**TO DO:** Up to and including the line with "pw, ph = R - L, B - T", write out the listing from its first line, minus the pictures.

====

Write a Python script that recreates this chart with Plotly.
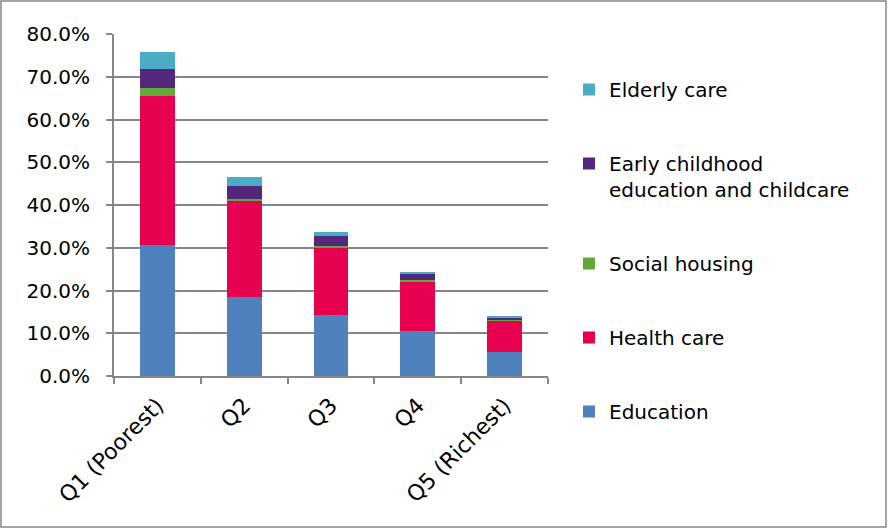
import plotly.graph_objects as go

categories = ["Q1 (Poorest)", "Q2", "Q3", "Q4", "Q5 (Richest)"]
education = [30.6, 18.5, 14.3, 10.5, 5.7]
health_care = [35.0, 22.4, 15.8, 11.7, 7.2]
social_housing = [1.8, 0.5, 0.4, 0.3, 0.2]
early_childhood = [4.4, 3.0, 2.3, 1.4, 0.5]
elderly_care = [4.0, 2.1, 0.9, 0.4, 0.3]

series = [
    ("Education", education, "#4F81BD"),
    ("Health care", health_care, "#E6004F"),
    ("Social housing", social_housing, "#62A83A"),
    ("Early childhood<br>education and childcare", early_childhood, "#53277C"),
    ("Elderly care", elderly_care, "#4BACC6"),
]

FONT = "DejaVu Sans"
fig = go.Figure()
n = len(series)
for i, (name, vals, color) in enumerate(series):
    fig.add_trace(go.Bar(
        x=categories, y=vals, name=name, legendgroup=f"g{i}",
        legendrank=n - i,
        marker=dict(color=color, line=dict(width=0)),
    ))

L, R, T, B = 114, 548, 34, 376
W, H = 888, 528
pw, ph = R - L, B - T

fig.update_layout(
    width=W, height=H,
    margin=dict(l=L, r=W - R, t=T, b=H - B, pad=0),
    barmode="stack", bargap=0.6,
    paper_bgcolor="white", plot_bgcolor="white",
    font=dict(family=FONT, size=20, color="#000000"),
    showlegend=True,
    legend=dict(
        x=(569 - L) / pw, xanchor="left",
        y=(B - 70) / ph, yanchor="top",
        traceorder="grouped", tracegroupgap=45,
        valign="top", maxheight=480,
        font=dict(family=FONT, size=20, color="#000000"),
        bgcolor="rgba(0,0,0,0)",
    ),
    xaxis=dict(
        showline=True, linecolor="#868686", linewidth=2,
        ticks="outside", ticklen=6, tickcolor="#868686", tickwidth=2,
        tickson="boundaries", tickangle=-45, ticklabelstandoff=6,
        tickfont=dict(family=FONT, size=22, color="#000000"),
        showgrid=False,
    ),
    yaxis=dict(
        range=[0, 80], dtick=10, tickformat=".1f", ticksuffix="%",
        showline=True, linecolor="#868686", linewidth=2,
        ticks="outside", ticklen=6, tickcolor="#868686", tickwidth=2,
        ticklabelstandoff=12,
        showgrid=True, gridcolor="#868686", gridwidth=2,
        tickfont=dict(family=FONT, size=20, color="#000000"),
        zeroline=False,
    ),
    shapes=[dict(
        type="rect", xref="paper", yref="paper",
        x0=(1 - L) / pw, x1=(886 - L) / pw,
        y0=(B - 527) / ph, y1=(B - 1) / ph,
        line=dict(color="#868686", width=1.5), fillcolor="rgba(0,0,0,0)",
        layer="below",
    )],
)

fig.write_html("out.html")
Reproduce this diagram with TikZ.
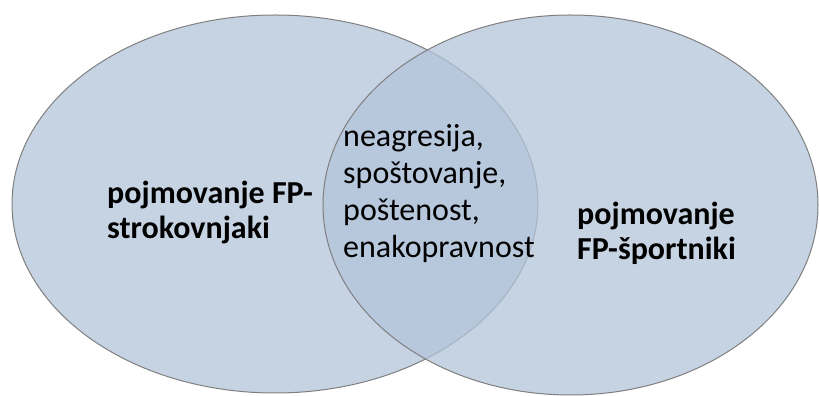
\documentclass[tikz,border=0pt]{standalone}
\usepackage{fontspec}
\setmainfont{Carlito}
\usetikzlibrary{shapes.geometric}
\definecolor{vennfill}{HTML}{B3C4DA}
\definecolor{vennline}{HTML}{7F7F7F}
\definecolor{textcolor}{HTML}{000000}

\begin{document}
\begin{tikzpicture}[
    x=1pt, y=1pt,
    every node/.style={font=\fontsize{32}{37}\selectfont, text=textcolor},
    set/.style={ellipse, draw=vennline, fill=vennfill, fill opacity=0.75,
                line width=1pt, inner sep=0pt},
    setlabel/.style={anchor=base west, align=left, inner sep=0pt,
                     font=\fontsize{32}{35}\selectfont\bfseries},
    common/.style={anchor=base west, align=left, inner sep=0pt},
]
\useasboundingbox (0, 0) rectangle (819, 396);

% ---------------------------------------------------------------- the two sets
\node[set, minimum width=526, minimum height=378] (strok) at (275, 192) {};
\node[set, minimum width=495, minimum height=380] (sport) at (570.5, 191) {};

% ---------------------------------------------------------------- labels
% anchored at the baseline of the last line
\node[setlabel] (strokl) at (107, 157) {pojmovanje FP-\\strokovnjaki};
\node[setlabel] (sportl) at (577, 136) {pojmovanje\\FP-športniki};

% ---------------------------------------------------------------- the overlap
\node[common] (skupno) at (343, 138) {neagresija,\\spoštovanje,\\poštenost,\\enakopravnost};
\end{tikzpicture}
\end{document}
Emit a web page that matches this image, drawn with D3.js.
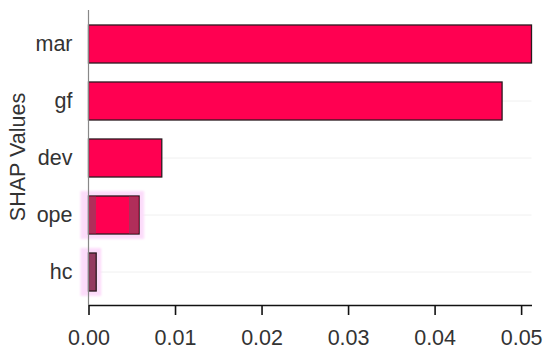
<!DOCTYPE html>
<html>
<head>
<meta charset="utf-8">
<script src="https://cdn.jsdelivr.net/npm/d3@7"></script>
<style>
  body { margin: 0; background: #fff; }
  text { font-family: "Liberation Sans", Arial, sans-serif; }
</style>
</head>
<body>
<div class="chart"></div>
<script>
// data
const features = ["mar", "gf", "dev", "ope", "hc"];
const shapValues = [0.0512, 0.0478, 0.00847, 0.00585, 0.00089];
const xTicks = [0, 0.01, 0.02, 0.03, 0.04, 0.05];
const highlighted = ["ope", "hc"];

const width = 550, height = 354;

const svg = d3.select(".chart")
  .append("svg")
  .attr("width", width)
  .attr("height", height);

// soft blur for the glow
svg.append("defs")
  .append("filter")
  .attr("id", "soft")
  .attr("x", "-20%").attr("y", "-20%").attr("width", "140%").attr("height", "140%")
  .append("feGaussianBlur")
  .attr("stdDeviation", 1.2);

const xScale = d3.scaleLinear().domain([0, 0.0512]).range([88.5, 531.5]);
const yScale = d3.scaleBand().domain(features).range([15.5, 300.5])
  .paddingInner(0.333).paddingOuter(0.1665);

// faint grid lines through the bar centres
svg.append("g")
  .selectAll("line")
  .data(features)
  .join("line")
  .attr("x1", xScale(0))
  .attr("x2", xScale(0.0512))
  .attr("y1", d => yScale(d) + yScale.bandwidth() / 2)
  .attr("y2", d => yScale(d) + yScale.bandwidth() / 2)
  .attr("stroke", "#f0f0f0")
  .attr("stroke-width", 1);

// pink glow behind the highlighted bars
const rows = features.map((f, i) => ({ name: f, value: shapValues[i] }));
svg.append("g")
  .attr("filter", "url(#soft)")
  .selectAll("rect")
  .data(rows.filter(d => highlighted.includes(d.name)))
  .join("rect")
  .attr("x", xScale(0) - 8)
  .attr("y", d => yScale(d.name) - 5)
  .attr("width", d => xScale(d.value) - xScale(0) + 13)
  .attr("height", yScale.bandwidth() + 10)
  .attr("fill", "#fcdcfa");

// bars
svg.append("g")
  .selectAll("rect")
  .data(rows)
  .join("rect")
  .attr("x", xScale(0))
  .attr("y", d => yScale(d.name))
  .attr("width", d => xScale(d.value) - xScale(0))
  .attr("height", yScale.bandwidth())
  .attr("fill", d => d.name === "hc" ? "#933a60" : "#ff0051")
  .attr("stroke", "#2b1a20")
  .attr("stroke-width", 1.3);

// darker shading at the edges of the ope bar
const ope = rows.find(d => d.name === "ope");
svg.append("g")
  .selectAll("rect")
  .data([[0, 0.00095], [0.0046, ope.value]])
  .join("rect")
  .attr("x", d => xScale(d[0]) + 0.7)
  .attr("y", yScale("ope") + 0.7)
  .attr("width", d => xScale(d[1]) - xScale(d[0]) - 1.4)
  .attr("height", yScale.bandwidth() - 1.4)
  .attr("fill", "#b02e5a");

// y axis (labels only, grey line)
const yAxis = svg.append("g")
  .attr("transform", `translate(${xScale(0)},0)`)
  .call(d3.axisLeft(yScale).tickSize(0).tickPadding(16));
yAxis.select(".domain").remove();
yAxis.selectAll("text")
  .attr("font-size", 21.5)
  .attr("fill", "#333");
svg.append("line")
  .attr("x1", xScale(0)).attr("x2", xScale(0))
  .attr("y1", 10).attr("y2", 305)
  .attr("stroke", "#888").attr("stroke-width", 1.2);

// x axis
const xAxis = svg.append("g")
  .attr("transform", "translate(0,305)")
  .call(d3.axisBottom(xScale).tickValues(xTicks).tickFormat(d3.format(".2f"))
    .tickSize(10).tickSizeOuter(0).tickPadding(15));
xAxis.select(".domain").attr("stroke", "#111").attr("stroke-width", 1.6);
xAxis.selectAll(".tick line").attr("stroke", "#111").attr("stroke-width", 1.6);
xAxis.selectAll("text")
  .attr("font-size", 21.5)
  .attr("fill", "#333");

// y axis title
svg.append("text")
  .attr("transform", "translate(25,157) rotate(-90)")
  .attr("text-anchor", "middle")
  .attr("font-size", 21.5)
  .attr("fill", "#333")
  .text("SHAP Values");
</script>
</body>
</html>
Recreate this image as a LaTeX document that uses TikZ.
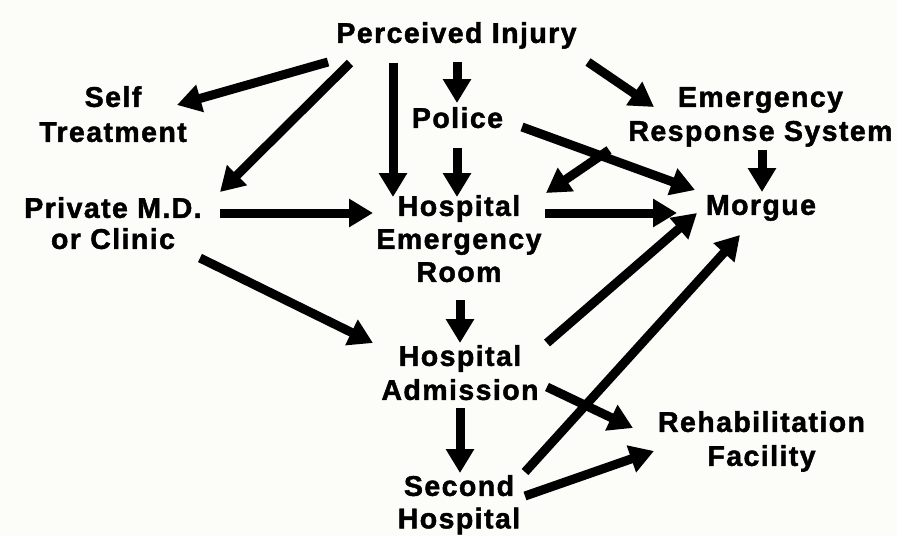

====

**THE RESPONSE:**
Write a Python script that recreates this chart with Plotly.
import plotly.graph_objects as go

categories = ["Q1 (Poorest)", "Q2", "Q3", "Q4", "Q5 (Richest)"]
education = [30.6, 18.5, 14.3, 10.5, 5.7]
health_care = [35.0, 22.4, 15.8, 11.7, 7.2]
social_housing = [1.8, 0.5, 0.4, 0.3, 0.2]
early_childhood = [4.4, 3.0, 2.3, 1.4, 0.5]
elderly_care = [4.0, 2.1, 0.9, 0.4, 0.3]

series = [
    ("Education", education, "#4F81BD"),
    ("Health care", health_care, "#E6004F"),
    ("Social housing", social_housing, "#62A83A"),
    ("Early childhood<br>education and childcare", early_childhood, "#53277C"),
    ("Elderly care", elderly_care, "#4BACC6"),
]

FONT = "DejaVu Sans"
fig = go.Figure()
n = len(series)
for i, (name, vals, color) in enumerate(series):
    fig.add_trace(go.Bar(
        x=categories, y=vals, name=name, legendgroup=f"g{i}",
        legendrank=n - i,
        marker=dict(color=color, line=dict(width=0)),
    ))

L, R, T, B = 114, 548, 34, 376
W, H = 888, 528
pw, ph = R - L, B - T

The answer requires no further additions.